Mi pequeña guerra inútil es también una novela circular: los hechos narrados fuerzan al lector a volver al principio una vez finalizada la lectura. Una trama recursiva que se come su propia cola, una cinta de Moebius en la que Anderson, Douglas, Stanton, Reynols y Thompson deben tratar de poner fin a la pesadilla paranoica de una guerra que jamás termina o que siempre recomienza. Asistimos a los restos de una guerra que bien podría representar cualquiera de las pinturas de Hieronymus Bosch (homenajeado en esta novela con el personaje Jerónimo Elbosco), o aquellas con las que Cándido López ilustró la Guerra de la Triple Alianza, si en ellas agregáramos un ejército fantasma al otro lado del campo de batalla.

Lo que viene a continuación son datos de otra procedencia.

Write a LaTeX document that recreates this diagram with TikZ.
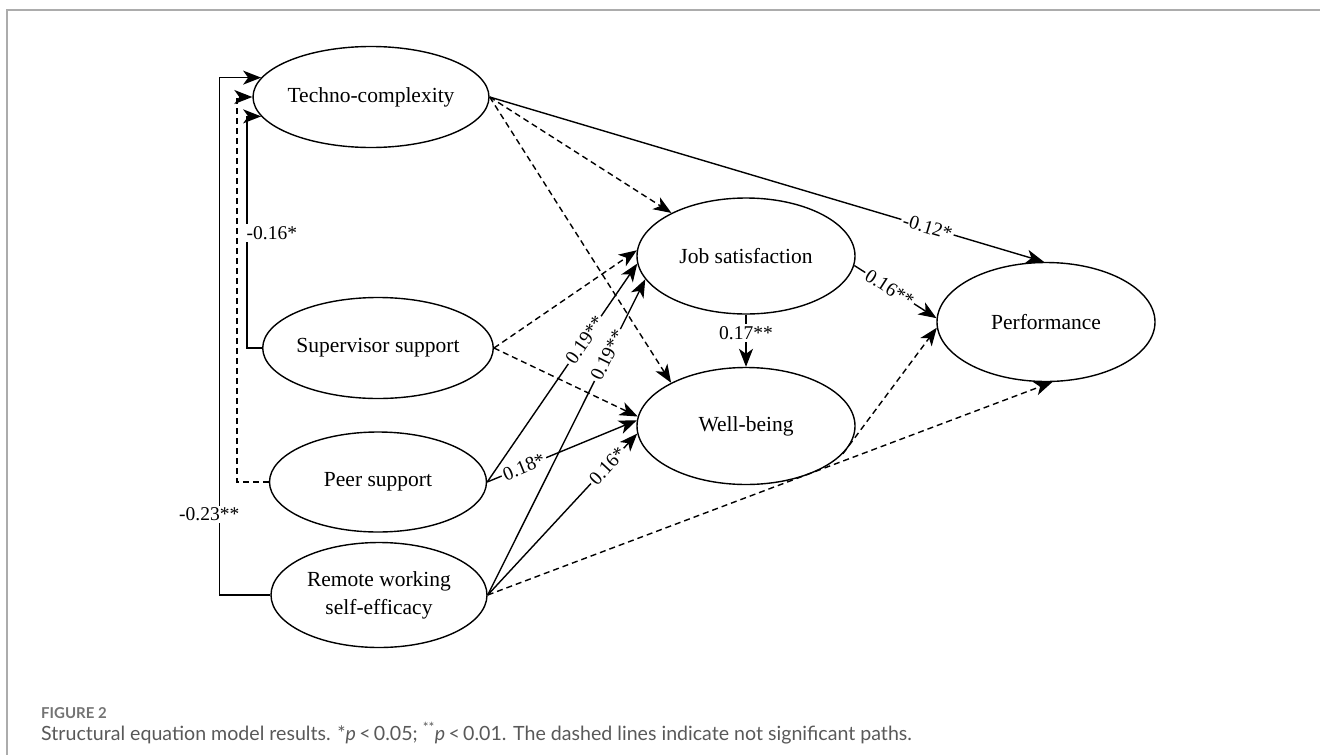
\documentclass[tikz,border=0pt]{standalone}
\usepackage{fontspec}
\setmainfont{Liberation Serif}
\newfontfamily\capfont{Lato}
\usetikzlibrary{arrows.meta,shapes.geometric,positioning}

\begin{document}
\begin{tikzpicture}[x=1pt, y=-1pt,
        latent/.style={ellipse, draw, line width=1.4pt, inner sep=0pt, align=center,
                       font=\fontsize{21.5}{28}\selectfont},
        sig/.style={draw, line width=1.4pt, -{Stealth[length=18pt,width=14pt,inset=5pt]}},
        ns/.style={sig, dash pattern=on 6pt off 4pt},
        coef/.style={fill=white, inner sep=2pt, font=\fontsize{19.5}{22}\selectfont}
    ]
    \useasboundingbox (0,0) rectangle (1320,755);
    \draw[gray!65, line width=2pt] (1320,10) -- (7,10) -- (7,755);

    \node [latent, minimum width=200pt, minimum height=101pt] (tc) at (371,97) {Techno-complexity};
    \node [latent, minimum width=217pt, minimum height=101pt] (ss) at (378,348) {Supervisor support};
    \node [latent, minimum width=217pt, minimum height=100pt] (ps) at (378,482) {Peer support};
    \node [latent, minimum width=216pt, minimum height=105pt] (rw) at (379,595) {Remote working\\self-efficacy};
    \node [latent, minimum width=218pt, minimum height=116pt] (js) at (746,256) {Job satisfaction};
    \node [latent, minimum width=218pt, minimum height=117pt] (wb) at (746,426) {Well-being};
    \node [latent, minimum width=218pt, minimum height=119pt] (pf) at (1046,322) {Performance};

    % not significant
    \draw [ns] (tc.east) -- (js.150);
    \draw [ns] (tc.east) -- (wb.150);
    \draw [ns] (ss.east) -- (js.177);
    \draw [ns] (ss.east) -- (wb.175);
    \draw [ns] (ps.west) -- ++(-32,0) |- (tc.west);
    \draw [ns] (wb.-16) -- (pf.183);
    \draw [ns] (rw.east) -- (pf.-84);

    % significant
    \draw [sig] (rw.west) -- ++(-51,0) |- node[coef, pos=0.078, xshift=-10pt] {-0.23**} (tc.170);
    \draw [sig] (ss.west) -- ++(-15,0) |- node[coef, pos=0.248, anchor=west, xshift=-3pt] {-0.16*} (tc.190);
    \draw [sig] (tc.east) -- node[coef, sloped, pos=0.79] {-0.12*} (pf.92);
    \draw [sig] (js.south) -- node[coef, pos=0.35] {0.17**} (wb.north);
    \draw [sig] (js.-5) -- node[coef, sloped, pos=0.43] {0.16**} (pf.178);
    \draw [sig] (ps.east) -- node[coef, sloped, pos=0.65] {0.19**} (js.184);
    \draw [sig] (ps.east) -- node[coef, sloped, pos=0.245] {0.18*} (wb.177);
    \draw [sig] (rw.east) -- node[coef, sloped, pos=0.76] {0.19**} (js.193);
    \draw [sig] (rw.east) -- node[coef, sloped, pos=0.8] {0.16*} (wb.184);

    % caption
    \node [anchor=base west, inner sep=0pt, text=black!55, font=\capfont\bfseries\fontsize{15}{17}\selectfont] (fig) at (41,718) {FIGURE 2};
    \node [anchor=base west, inner sep=0pt, text=black!65, font=\capfont\fontsize{19.6}{22}\selectfont] (cap) at (41,740)
        {Structural equation model results. *\textit{p}\,<\,0.05; \textsuperscript{**}\textit{p}\,<\,0.01. The dashed lines indicate not significant paths.};
\end{tikzpicture}
\end{document}
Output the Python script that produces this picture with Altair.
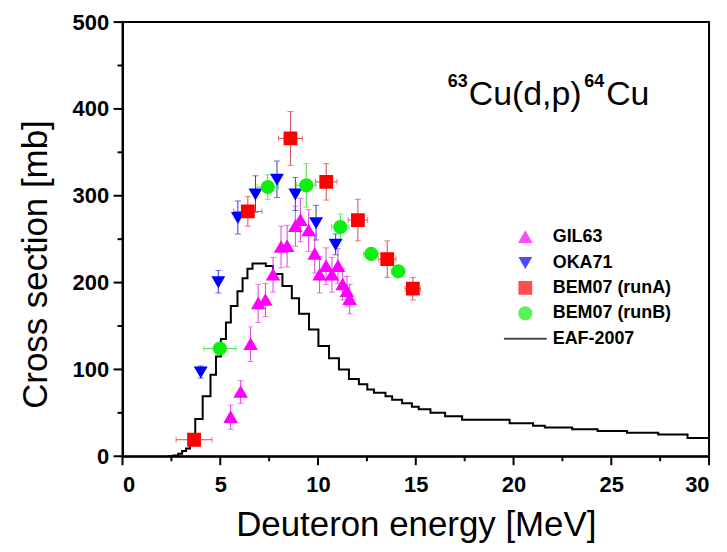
import altair as alt
import pandas as pd

# ---------------- data ----------------
series_names = ["GIL63", "OKA71", "BEM07 (runA)", "BEM07 (runB)", "EAF-2007"]
series_colors = ["#ff00ff", "#0000ff", "#ff0000", "#11ee11", "#000000"]
series_shapes = ["triangle-up", "triangle-down", "square", "circle", "stroke"]
series_sizes = [125, 110, 140, 150, 1849]
error_colors = ["#e040e0", "#2a3ad8", "#d84a4a", "#44dd44"]

gil_E = [5.53, 6.04, 6.55, 6.94, 7.31, 7.70, 8.11, 8.42, 8.84, 9.10, 9.52, 9.83,
         10.08, 10.41, 10.71, 11.02, 11.26, 11.48, 11.62]
gil_xs = [45, 74, 129, 176, 180, 209, 241, 242, 265, 272, 260, 233,
          209, 219, 209, 219, 198, 190, 181]
gil_dy = [14, 13, 20, 22, 19, 20, 24, 24, 23, 25, 24, 22, 21, 21, 20, 20, 18, 17, 17]

oka_E = [4.0, 4.9, 5.9, 6.8, 7.9, 8.84, 9.9, 10.9]
oka_xs = [97, 201, 275, 302, 319, 302, 269, 244]
oka_dy = [7, 13, 19, 21, 21, 19, 20, 12]

runA_E = [3.66, 6.41, 8.59, 10.42, 12.04, 13.54, 14.85]
runA_xs = [19, 282, 366, 316, 272, 227, 193]
runA_dy = [3, 17, 31, 21, 24, 21, 13]
runA_dE = [0.92, 0.72, 0.61, 0.55, 0.50, 0.45, 0.40]

runB_E = [4.98, 7.43, 9.40, 11.14, 12.72, 14.10]
runB_xs = [124, 310, 312, 264, 233, 213]
runB_dy = [4, 14, 25, 15, 6, 4]
runB_dE = [0.82, 0.55, 0.50, 0.45, 0.40, 0.35]

eaf_E = [2.3, 2.6, 2.85, 3.05, 3.25, 3.45, 3.6, 3.72, 4.1, 4.5, 4.78, 5.03, 5.29,
         5.54, 5.88, 6.14, 6.39, 6.65, 7.33, 7.70, 8.18, 8.66, 9.03, 9.54, 10.02,
         10.56, 11.07, 11.58, 12.09, 12.52, 12.86, 13.45, 13.79, 14.3, 14.8, 15.15,
         15.75, 16.5, 17.37, 19.8, 21.0, 21.6, 23.0, 24.3, 25.8, 27.4, 28.9, 30.0]
eaf_xs = [0, 1, 3, 6, 9, 13, 16, 43, 69, 94, 115, 135, 154,
          173, 190, 205, 216, 222, 219, 210, 196, 182, 164, 146, 127,
          113, 100, 89, 83, 77, 73, 69, 65, 61, 57, 54,
          50, 46, 42, 38, 35, 33, 31, 29, 27, 25, 21, 21]

title_parts = ["63", "Cu(d,p)", "64", "Cu"]
title_E = [16.64]
title_xs = [404]

x_major = [0, 5, 10, 15, 20, 25, 30]
x_minor = [2.5, 7.5, 12.5, 17.5, 22.5, 27.5]
y_major = [0, 100, 200, 300, 400, 500]
y_minor = [50, 150, 250, 350, 450]

# ---------------- tables ----------------
rows = []
groups = [
    ("GIL63", gil_E, gil_xs, gil_dy, [0] * len(gil_E), error_colors[0]),
    ("OKA71", oka_E, oka_xs, oka_dy, [0] * len(oka_E), error_colors[1]),
    ("BEM07 (runA)", runA_E, runA_xs, runA_dy, runA_dE, error_colors[2]),
    ("BEM07 (runB)", runB_E, runB_xs, runB_dy, runB_dE, error_colors[3]),
]
for name, Es, xs, dys, dEs, ec in groups:
    for e, s, dy, de in zip(Es, xs, dys, dEs):
        rows.append(dict(series=name, E=e, xs=s, lo=s - dy, hi=s + dy,
                         elo=e - de, ehi=e + de, dE=de, ecol=ec))
pts = pd.DataFrame(rows)

vcaps = pd.concat([pts.assign(cap=pts["lo"]), pts.assign(cap=pts["hi"])])
hpts = pts[pts["dE"] > 0]
hcaps = pd.concat([hpts.assign(capx=hpts["elo"]), hpts.assign(capx=hpts["ehi"])])
eaf = pd.DataFrame({"E": eaf_E, "xs": eaf_xs})
anchor = pd.DataFrame({"E": title_E, "xs": title_xs})
xt_major = pd.DataFrame({"E": x_major})
xt_minor = pd.DataFrame({"E": x_minor})
yt_major = pd.DataFrame({"xs": y_major})
yt_minor = pd.DataFrame({"xs": y_minor})

# ---------------- scales / axes ----------------
FONT = "Liberation Sans"
W, H = 589, 436
xs_ = alt.Scale(domain=[0, 30], nice=False, zero=False)
ys_ = alt.Scale(domain=[0, 500], nice=False)

# axes carry labels and titles; their own ticks are kept invisible (spacing only)
x_axis = alt.Axis(
    values=x_major, orient="bottom", grid=False,
    ticks=True, tickSize=10, tickOpacity=0,
    title="Deuteron energy [MeV]", titleY=80, titleBaseline="alphabetic",
    titleFontSize=35, labelPadding=8,
)
y_axis = alt.Axis(
    values=y_major, orient="left", grid=False,
    ticks=True, tickSize=10, tickOpacity=0,
    title="Cross section [mb]", titleX=-76, titleY=243, titleAngle=-90,
    titleAlign="center", titleBaseline="alphabetic", titleFontSize=35,
    labelPadding=4,
)

X = alt.X("E:Q", scale=xs_, axis=x_axis)
Y = alt.Y("xs:Q", scale=ys_, axis=y_axis)
XP = alt.X("E:Q", scale=xs_)
YP = alt.Y("xs:Q", scale=ys_)

legend = alt.Legend(
    title=None, orient="none", legendX=382, legendY=208,
    labelFont=FONT, labelFontSize=18, labelFontWeight="bold", labelColor="black",
    labelOffset=5, rowPadding=7.5, clipHeight=16, padding=0, symbolStrokeWidth=2,
)
dom = series_names

line = alt.Chart(eaf).mark_line(interpolate="step-after", color="black",
                                strokeWidth=2, clip=True).encode(x=X, y=Y)

vbars = alt.Chart(pts).mark_rule(strokeWidth=1).encode(
    x=X, y=alt.Y("lo:Q", scale=ys_), y2="hi:Q",
    color=alt.Color("ecol:N", scale=None))
vcap = alt.Chart(vcaps).mark_tick(orient="horizontal", size=6, thickness=1).encode(
    x=X, y=alt.Y("cap:Q", scale=ys_), color=alt.Color("ecol:N", scale=None))
hbars = alt.Chart(hpts).mark_rule(strokeWidth=1).encode(
    x=alt.X("elo:Q", scale=xs_), x2="ehi:Q", y=Y,
    color=alt.Color("ecol:N", scale=None))
hcap = alt.Chart(hcaps).mark_tick(orient="vertical", size=6, thickness=1).encode(
    x=alt.X("capx:Q", scale=xs_), y=Y, color=alt.Color("ecol:N", scale=None))

points = alt.Chart(pts).mark_point(filled=True, opacity=1).encode(
    x=X, y=Y,
    color=alt.Color("series:N", scale=alt.Scale(domain=dom, range=series_colors), legend=legend),
    stroke=alt.Stroke("series:N", scale=alt.Scale(domain=dom, range=series_colors), legend=legend),
    shape=alt.Shape("series:N", scale=alt.Scale(domain=dom, range=series_shapes), legend=legend),
    size=alt.Size("series:N", scale=alt.Scale(type="ordinal", domain=dom, range=series_sizes), legend=legend),
)

# outward tick marks, positioned through the same scales
tick_style = dict(color="black", strokeWidth=2, clip=False)
xt1 = alt.Chart(xt_major).mark_rule(**tick_style).encode(
    x=XP, y=alt.value(H), y2=alt.value(H + 9))
xt2 = alt.Chart(xt_minor).mark_rule(**tick_style).encode(
    x=XP, y=alt.value(H), y2=alt.value(H + 5))
yt1 = alt.Chart(yt_major).mark_rule(**tick_style).encode(
    y=YP, x=alt.value(0), x2=alt.value(-9))
yt2 = alt.Chart(yt_minor).mark_rule(**tick_style).encode(
    y=YP, x=alt.value(0), x2=alt.value(-5))

sup63 = alt.Chart(anchor).mark_text(text=title_parts[0], font=FONT, fontSize=18, fontWeight="bold",
                                    align="left", baseline="alphabetic", dx=0, dy=-19,
                                    color="black").encode(x=XP, y=YP)
main1 = alt.Chart(anchor).mark_text(text=title_parts[1], font=FONT, fontSize=34,
                                    align="left", baseline="alphabetic", dx=21,
                                    color="black").encode(x=XP, y=YP)
sup64 = alt.Chart(anchor).mark_text(text=title_parts[2], font=FONT, fontSize=18, fontWeight="bold",
                                    align="left", baseline="alphabetic", dx=137, dy=-19,
                                    color="black").encode(x=XP, y=YP)
main2 = alt.Chart(anchor).mark_text(text=title_parts[3], font=FONT, fontSize=34,
                                    align="left", baseline="alphabetic", dx=159,
                                    color="black").encode(x=XP, y=YP)

chart = alt.layer(
    line, vbars, vcap, hbars, hcap, points, xt1, xt2, yt1, yt2,
    sup63, main1, sup64, main2,
).properties(
    width=W, height=H,
    padding={"left": 115, "top": 13, "right": 10, "bottom": 95},
    autosize=alt.AutoSizeParams(type="none"),
).configure_view(stroke="black", strokeWidth=2).configure_axis(
    domainColor="black", domainWidth=2,
    labelFont=FONT, labelFontSize=22, labelFontWeight="bold", labelColor="black",
    titleFont=FONT, titleFontWeight="normal", titleColor="black",
)

chart.save("out.html", embed_options={"renderer": "svg", "actions": False})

Todo vuelve a repetirse en esta novela de Farrés, a comenzar de nuevo, como si la Guerra de Malvinas aún estuviera en el fondo de nuestra memoria, de nuestra historia argentina, para que el trauma, esa desgracia innombrable, jamás termine de contarse, aunque más no sea el cuento de un idiota o de un loco, lleno de ruido y furia, que no significa nada. “En esta pequeña guerra inútil que nunca termina –escribe el crítico Omar Genovese en el prólogo–, (como no termina el discurso, como no termina la forma de sufrir del cuerpo humano, porque tener consciencia de la muerte ya es una forma de empezar a sufrir), todo se hace evanescente, capaz de repetir esa imposibilidad de transferencia del dolor.”